Multimodal Transformer for Parallel Concatenated Variational Autoencoders
This work addresses synthetic data generation for multimodal applications, but appears incremental as it builds on existing VAE and transformer methods.
The paper tackles cross-modal data generation by proposing a multimodal transformer with parallel concatenated variational autoencoders (PC-VAE), using column stripes for image input and a new loss function based on interaction information, achieving unspecified experimental validation.

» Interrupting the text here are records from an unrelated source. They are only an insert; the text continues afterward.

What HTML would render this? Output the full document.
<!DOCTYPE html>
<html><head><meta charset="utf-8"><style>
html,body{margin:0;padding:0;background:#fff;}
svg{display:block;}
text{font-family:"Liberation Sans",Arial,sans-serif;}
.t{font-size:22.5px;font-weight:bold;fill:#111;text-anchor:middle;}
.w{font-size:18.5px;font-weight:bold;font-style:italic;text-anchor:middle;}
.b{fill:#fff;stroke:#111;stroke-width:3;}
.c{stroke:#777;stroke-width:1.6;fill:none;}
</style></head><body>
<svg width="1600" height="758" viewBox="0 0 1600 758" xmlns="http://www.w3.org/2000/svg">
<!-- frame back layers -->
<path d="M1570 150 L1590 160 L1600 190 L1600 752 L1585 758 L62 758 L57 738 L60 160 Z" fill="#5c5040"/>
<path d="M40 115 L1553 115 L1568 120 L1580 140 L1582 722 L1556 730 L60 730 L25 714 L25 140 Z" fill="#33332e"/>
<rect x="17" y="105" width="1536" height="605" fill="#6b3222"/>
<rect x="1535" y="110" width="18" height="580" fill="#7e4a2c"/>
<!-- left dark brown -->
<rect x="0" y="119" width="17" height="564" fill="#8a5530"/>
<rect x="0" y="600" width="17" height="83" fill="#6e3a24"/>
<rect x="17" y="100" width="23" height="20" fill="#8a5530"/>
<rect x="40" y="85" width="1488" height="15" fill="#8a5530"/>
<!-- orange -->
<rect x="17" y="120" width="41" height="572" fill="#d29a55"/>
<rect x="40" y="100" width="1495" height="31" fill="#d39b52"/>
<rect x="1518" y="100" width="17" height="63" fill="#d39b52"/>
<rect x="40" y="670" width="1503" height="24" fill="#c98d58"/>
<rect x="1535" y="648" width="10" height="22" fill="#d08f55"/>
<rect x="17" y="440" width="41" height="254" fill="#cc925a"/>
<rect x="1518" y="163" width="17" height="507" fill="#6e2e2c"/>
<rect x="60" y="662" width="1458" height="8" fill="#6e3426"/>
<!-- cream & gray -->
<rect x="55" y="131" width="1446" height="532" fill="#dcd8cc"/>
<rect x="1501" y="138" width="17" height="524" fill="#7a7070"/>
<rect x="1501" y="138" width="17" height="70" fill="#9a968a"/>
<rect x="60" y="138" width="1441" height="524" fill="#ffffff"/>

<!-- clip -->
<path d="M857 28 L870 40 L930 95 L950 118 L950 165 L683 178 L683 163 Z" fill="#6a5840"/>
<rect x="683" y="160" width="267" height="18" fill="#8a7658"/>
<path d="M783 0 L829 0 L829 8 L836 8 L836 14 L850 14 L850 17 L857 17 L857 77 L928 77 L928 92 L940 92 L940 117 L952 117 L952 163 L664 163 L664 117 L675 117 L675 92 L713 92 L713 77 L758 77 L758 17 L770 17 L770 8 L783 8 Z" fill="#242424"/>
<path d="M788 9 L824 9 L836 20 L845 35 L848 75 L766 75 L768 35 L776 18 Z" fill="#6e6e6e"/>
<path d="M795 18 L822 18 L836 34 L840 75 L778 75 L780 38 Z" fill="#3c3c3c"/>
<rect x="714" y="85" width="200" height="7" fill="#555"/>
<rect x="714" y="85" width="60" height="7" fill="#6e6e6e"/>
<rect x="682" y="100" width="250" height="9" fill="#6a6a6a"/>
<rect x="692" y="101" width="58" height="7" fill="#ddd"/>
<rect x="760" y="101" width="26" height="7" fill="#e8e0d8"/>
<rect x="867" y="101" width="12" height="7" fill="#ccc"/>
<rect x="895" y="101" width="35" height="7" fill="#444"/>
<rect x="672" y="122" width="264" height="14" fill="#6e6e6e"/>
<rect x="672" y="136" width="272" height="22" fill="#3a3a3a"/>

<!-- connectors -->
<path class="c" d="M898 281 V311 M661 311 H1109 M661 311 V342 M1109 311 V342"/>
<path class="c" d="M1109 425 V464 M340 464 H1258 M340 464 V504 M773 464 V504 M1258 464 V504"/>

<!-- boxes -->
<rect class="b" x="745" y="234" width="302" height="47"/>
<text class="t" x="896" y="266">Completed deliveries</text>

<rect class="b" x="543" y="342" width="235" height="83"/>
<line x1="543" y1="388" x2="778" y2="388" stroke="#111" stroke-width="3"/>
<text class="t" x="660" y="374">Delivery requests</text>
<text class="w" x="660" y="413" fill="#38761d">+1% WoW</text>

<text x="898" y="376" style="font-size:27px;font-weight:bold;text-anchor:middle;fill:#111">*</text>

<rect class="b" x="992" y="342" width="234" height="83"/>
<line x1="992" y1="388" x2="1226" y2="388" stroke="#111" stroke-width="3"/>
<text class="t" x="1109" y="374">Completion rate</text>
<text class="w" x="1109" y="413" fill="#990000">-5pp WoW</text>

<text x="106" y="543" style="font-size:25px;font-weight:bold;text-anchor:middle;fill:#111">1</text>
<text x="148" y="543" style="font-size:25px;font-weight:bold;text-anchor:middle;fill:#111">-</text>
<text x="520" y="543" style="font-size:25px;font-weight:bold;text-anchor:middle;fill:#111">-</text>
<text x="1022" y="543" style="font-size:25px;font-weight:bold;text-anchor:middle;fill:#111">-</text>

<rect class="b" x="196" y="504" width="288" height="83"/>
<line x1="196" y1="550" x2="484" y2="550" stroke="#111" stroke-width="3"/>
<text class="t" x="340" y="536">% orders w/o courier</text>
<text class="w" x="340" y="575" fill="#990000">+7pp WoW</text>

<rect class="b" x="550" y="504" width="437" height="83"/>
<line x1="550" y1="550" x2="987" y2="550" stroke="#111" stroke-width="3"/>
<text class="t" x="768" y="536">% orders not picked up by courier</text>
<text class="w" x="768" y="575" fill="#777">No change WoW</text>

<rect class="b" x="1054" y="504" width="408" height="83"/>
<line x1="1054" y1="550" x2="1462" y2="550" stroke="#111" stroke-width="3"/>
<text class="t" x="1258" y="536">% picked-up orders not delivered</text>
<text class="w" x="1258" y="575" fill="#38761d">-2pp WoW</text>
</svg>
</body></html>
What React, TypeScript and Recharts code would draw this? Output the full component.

In this paper, we propose a multimodal transformer using parallel concatenated architecture. Instead of using patches, we use column stripes for images in R, G, B channels as the transformer input. The column stripes keep the spatial relations of original image. We incorporate the multimodal transformer with variational autoencoder for synthetic cross-modal data generation. The multimodal transformer is designed using multiple compression matrices, and it serves as encoders for Parallel Concatenated Variational AutoEncoders (PC-VAE). The PC-VAE consists of multiple encoders, one latent space, and two decoders. The encoders are based on random Gaussian matrices and don't need any training. We propose a new loss function based on the interaction information from partial information decomposition. The interaction information evaluates the input cross-modal information and decoder output. The PC-VAE are trained via minimizing the loss function. Experiments are performed to validate the proposed multimodal transformer for PC-VAE.